**MATERIAL TO PROCESS:**
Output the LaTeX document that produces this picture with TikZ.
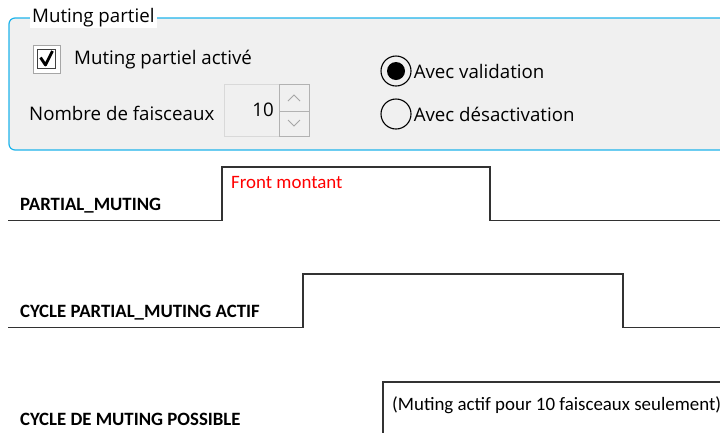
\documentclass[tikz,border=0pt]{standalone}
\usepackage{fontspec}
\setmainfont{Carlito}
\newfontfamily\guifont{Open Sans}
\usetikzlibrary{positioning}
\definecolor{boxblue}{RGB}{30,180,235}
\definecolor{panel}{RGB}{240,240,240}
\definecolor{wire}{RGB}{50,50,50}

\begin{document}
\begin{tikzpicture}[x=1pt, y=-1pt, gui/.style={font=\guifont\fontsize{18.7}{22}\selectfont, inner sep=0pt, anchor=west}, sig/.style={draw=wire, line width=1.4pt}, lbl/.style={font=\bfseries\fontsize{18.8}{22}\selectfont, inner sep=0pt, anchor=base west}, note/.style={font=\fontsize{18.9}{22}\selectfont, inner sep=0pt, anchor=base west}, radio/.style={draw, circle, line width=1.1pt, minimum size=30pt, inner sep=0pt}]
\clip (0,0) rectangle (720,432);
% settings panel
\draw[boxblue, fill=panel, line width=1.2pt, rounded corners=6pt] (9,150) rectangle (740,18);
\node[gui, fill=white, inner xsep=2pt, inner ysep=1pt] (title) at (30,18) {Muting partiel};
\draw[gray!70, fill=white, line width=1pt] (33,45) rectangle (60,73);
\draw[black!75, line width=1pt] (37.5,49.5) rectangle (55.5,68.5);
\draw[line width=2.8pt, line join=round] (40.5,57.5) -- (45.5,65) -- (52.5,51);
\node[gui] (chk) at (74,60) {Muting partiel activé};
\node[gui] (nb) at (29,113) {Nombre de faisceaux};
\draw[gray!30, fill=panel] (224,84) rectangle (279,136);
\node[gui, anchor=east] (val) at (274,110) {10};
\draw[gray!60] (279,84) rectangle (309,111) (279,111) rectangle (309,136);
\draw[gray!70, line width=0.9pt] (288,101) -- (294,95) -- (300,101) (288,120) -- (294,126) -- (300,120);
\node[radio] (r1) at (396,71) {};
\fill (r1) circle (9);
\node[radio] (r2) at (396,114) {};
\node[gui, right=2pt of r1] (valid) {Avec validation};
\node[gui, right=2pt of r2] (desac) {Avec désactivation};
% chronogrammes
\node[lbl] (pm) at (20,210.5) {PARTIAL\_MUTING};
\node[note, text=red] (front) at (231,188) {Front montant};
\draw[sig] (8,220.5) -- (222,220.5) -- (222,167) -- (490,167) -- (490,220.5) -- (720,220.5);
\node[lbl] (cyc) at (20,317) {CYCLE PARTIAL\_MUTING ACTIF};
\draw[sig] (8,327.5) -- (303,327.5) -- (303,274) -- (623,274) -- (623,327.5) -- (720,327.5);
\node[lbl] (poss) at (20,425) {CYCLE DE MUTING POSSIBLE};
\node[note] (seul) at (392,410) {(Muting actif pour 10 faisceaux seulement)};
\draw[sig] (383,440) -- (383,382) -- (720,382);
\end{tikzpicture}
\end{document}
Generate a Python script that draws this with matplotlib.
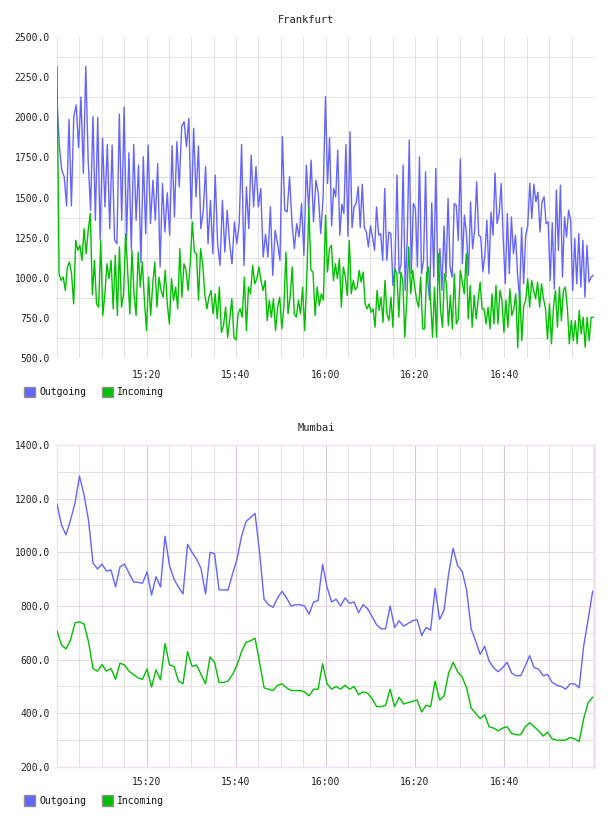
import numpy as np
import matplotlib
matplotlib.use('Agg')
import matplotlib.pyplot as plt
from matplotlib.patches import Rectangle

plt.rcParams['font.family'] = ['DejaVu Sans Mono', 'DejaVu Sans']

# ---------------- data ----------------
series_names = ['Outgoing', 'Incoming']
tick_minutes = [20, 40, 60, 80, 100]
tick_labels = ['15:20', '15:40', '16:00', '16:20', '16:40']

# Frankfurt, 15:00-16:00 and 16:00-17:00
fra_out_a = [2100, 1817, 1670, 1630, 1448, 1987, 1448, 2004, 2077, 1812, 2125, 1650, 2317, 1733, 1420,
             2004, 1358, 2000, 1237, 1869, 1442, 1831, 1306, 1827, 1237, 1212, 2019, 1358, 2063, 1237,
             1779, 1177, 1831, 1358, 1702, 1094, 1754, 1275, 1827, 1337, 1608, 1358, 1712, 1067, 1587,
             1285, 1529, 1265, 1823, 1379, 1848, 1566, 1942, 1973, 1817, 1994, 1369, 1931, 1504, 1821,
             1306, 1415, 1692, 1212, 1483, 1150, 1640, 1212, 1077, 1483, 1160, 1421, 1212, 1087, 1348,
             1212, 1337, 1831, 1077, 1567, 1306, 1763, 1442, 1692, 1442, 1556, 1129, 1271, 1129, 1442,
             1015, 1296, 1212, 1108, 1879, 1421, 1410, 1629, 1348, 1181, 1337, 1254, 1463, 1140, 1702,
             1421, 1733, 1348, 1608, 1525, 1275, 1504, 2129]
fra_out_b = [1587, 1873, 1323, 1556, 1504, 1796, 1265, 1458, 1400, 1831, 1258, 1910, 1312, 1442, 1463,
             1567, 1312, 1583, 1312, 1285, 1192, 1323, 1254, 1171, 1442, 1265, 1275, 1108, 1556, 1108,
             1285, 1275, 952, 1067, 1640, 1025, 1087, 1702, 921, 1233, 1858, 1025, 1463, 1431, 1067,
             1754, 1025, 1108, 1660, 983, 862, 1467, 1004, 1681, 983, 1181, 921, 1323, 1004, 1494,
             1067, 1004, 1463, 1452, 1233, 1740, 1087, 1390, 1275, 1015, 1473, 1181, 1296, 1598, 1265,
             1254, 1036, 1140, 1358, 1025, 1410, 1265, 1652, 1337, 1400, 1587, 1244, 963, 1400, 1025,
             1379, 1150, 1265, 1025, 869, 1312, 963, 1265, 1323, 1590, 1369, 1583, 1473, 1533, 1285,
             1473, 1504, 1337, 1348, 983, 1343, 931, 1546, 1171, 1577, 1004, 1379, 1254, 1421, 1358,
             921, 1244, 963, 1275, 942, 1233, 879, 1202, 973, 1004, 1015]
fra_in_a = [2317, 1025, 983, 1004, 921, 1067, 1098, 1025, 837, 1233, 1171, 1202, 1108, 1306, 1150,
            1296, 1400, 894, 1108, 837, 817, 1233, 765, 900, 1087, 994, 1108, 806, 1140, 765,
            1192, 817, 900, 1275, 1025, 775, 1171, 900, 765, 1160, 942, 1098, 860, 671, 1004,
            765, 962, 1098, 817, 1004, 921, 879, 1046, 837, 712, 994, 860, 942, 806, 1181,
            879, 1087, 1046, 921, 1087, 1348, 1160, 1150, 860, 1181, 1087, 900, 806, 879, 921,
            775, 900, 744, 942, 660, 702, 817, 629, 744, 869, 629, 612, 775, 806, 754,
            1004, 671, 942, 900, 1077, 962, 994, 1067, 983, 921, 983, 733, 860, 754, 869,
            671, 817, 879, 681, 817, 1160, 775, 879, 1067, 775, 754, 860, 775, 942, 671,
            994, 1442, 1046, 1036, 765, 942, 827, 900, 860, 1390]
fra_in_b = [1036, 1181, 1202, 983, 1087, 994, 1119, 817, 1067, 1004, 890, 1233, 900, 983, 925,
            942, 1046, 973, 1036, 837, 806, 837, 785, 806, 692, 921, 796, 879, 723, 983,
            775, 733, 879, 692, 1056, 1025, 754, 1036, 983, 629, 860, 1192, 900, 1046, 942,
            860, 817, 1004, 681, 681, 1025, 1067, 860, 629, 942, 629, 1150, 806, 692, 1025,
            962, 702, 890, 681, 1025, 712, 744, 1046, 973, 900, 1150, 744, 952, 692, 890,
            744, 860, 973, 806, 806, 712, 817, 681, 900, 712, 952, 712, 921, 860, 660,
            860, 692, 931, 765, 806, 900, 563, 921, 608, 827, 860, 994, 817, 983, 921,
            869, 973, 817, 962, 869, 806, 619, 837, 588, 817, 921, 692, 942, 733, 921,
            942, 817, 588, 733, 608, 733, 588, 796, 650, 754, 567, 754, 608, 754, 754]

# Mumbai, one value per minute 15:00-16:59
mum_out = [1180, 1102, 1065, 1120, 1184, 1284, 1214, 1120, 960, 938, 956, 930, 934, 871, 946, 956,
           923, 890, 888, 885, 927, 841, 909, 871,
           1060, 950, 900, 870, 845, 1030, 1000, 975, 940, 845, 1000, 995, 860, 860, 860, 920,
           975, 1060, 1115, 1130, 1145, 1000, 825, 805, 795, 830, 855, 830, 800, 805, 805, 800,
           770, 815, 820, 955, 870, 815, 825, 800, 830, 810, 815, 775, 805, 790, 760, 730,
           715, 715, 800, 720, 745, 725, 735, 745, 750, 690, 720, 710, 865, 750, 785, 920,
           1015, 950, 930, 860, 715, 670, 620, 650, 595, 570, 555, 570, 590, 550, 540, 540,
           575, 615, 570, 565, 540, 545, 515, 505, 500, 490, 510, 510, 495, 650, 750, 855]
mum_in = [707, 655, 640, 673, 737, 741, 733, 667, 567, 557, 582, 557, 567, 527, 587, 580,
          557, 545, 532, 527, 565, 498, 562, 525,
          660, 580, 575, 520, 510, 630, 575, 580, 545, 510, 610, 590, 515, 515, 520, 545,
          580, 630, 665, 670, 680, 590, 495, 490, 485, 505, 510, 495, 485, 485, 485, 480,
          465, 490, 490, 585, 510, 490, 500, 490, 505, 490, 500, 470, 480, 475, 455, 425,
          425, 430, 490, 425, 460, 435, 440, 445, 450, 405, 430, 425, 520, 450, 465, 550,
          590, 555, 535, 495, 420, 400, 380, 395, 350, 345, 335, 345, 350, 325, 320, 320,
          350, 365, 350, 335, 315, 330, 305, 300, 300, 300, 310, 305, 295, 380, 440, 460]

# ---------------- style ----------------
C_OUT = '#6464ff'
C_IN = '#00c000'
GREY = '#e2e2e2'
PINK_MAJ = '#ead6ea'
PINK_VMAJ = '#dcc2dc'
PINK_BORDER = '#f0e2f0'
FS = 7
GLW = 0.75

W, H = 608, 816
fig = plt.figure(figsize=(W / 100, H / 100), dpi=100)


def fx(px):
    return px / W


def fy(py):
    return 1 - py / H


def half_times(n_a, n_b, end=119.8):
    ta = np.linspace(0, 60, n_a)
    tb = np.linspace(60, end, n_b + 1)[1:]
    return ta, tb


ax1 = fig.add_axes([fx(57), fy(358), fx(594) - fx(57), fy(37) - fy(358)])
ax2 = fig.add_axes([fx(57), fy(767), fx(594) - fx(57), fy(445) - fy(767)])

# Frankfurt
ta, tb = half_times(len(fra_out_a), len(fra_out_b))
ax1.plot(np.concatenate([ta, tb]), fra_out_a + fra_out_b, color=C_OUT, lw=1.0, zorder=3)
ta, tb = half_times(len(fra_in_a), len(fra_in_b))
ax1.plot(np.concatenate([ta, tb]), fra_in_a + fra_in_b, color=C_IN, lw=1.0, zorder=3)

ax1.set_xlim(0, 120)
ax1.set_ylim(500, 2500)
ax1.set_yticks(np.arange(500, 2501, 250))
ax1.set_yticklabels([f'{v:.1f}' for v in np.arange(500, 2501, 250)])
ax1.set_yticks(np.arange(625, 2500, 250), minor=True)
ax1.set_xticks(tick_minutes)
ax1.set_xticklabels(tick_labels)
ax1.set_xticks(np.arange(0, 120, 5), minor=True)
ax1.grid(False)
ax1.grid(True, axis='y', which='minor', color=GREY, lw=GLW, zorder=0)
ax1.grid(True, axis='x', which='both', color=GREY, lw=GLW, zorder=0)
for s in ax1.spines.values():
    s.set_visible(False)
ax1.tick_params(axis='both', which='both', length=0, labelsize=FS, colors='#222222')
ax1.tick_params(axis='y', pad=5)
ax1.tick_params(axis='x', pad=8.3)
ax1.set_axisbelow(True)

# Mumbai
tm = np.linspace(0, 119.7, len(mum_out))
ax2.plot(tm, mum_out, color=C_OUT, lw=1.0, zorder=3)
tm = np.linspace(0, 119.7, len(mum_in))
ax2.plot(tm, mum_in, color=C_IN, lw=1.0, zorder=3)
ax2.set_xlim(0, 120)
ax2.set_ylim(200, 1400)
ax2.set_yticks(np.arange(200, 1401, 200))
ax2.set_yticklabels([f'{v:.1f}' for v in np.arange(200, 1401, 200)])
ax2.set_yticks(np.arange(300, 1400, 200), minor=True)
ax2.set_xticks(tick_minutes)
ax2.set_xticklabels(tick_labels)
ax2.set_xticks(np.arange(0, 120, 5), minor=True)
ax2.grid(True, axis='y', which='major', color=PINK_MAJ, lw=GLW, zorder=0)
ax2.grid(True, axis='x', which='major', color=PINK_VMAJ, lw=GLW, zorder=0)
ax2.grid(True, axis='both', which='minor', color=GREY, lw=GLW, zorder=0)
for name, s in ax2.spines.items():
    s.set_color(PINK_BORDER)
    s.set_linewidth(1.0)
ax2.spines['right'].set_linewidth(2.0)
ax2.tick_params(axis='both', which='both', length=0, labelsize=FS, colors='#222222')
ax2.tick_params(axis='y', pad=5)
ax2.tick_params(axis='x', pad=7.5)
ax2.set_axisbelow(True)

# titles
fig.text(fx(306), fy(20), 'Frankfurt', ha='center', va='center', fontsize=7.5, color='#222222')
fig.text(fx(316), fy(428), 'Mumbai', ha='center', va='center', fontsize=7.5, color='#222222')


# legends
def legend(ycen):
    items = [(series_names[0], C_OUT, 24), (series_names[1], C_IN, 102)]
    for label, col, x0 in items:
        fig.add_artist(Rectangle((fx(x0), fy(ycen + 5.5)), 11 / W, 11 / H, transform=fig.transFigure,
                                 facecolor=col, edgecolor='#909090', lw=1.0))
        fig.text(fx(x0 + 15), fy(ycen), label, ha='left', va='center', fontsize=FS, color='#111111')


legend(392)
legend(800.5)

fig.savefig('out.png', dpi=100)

**REQUIRED WORK:** In the listing above, find the line containing "Generate a Python" and the line containing "plt.rcParams['font.family'] = ['DejaVu". Reproduce those lines and all between them exactly, with no pictures and nothing more.

**OUTPUT FOR THIS TASK:**
Generate a Python script that draws this with matplotlib.
import numpy as np
import matplotlib
matplotlib.use('Agg')
import matplotlib.pyplot as plt
from matplotlib.patches import Rectangle

plt.rcParams['font.family'] = ['DejaVu Sans Mono', 'DejaVu Sans']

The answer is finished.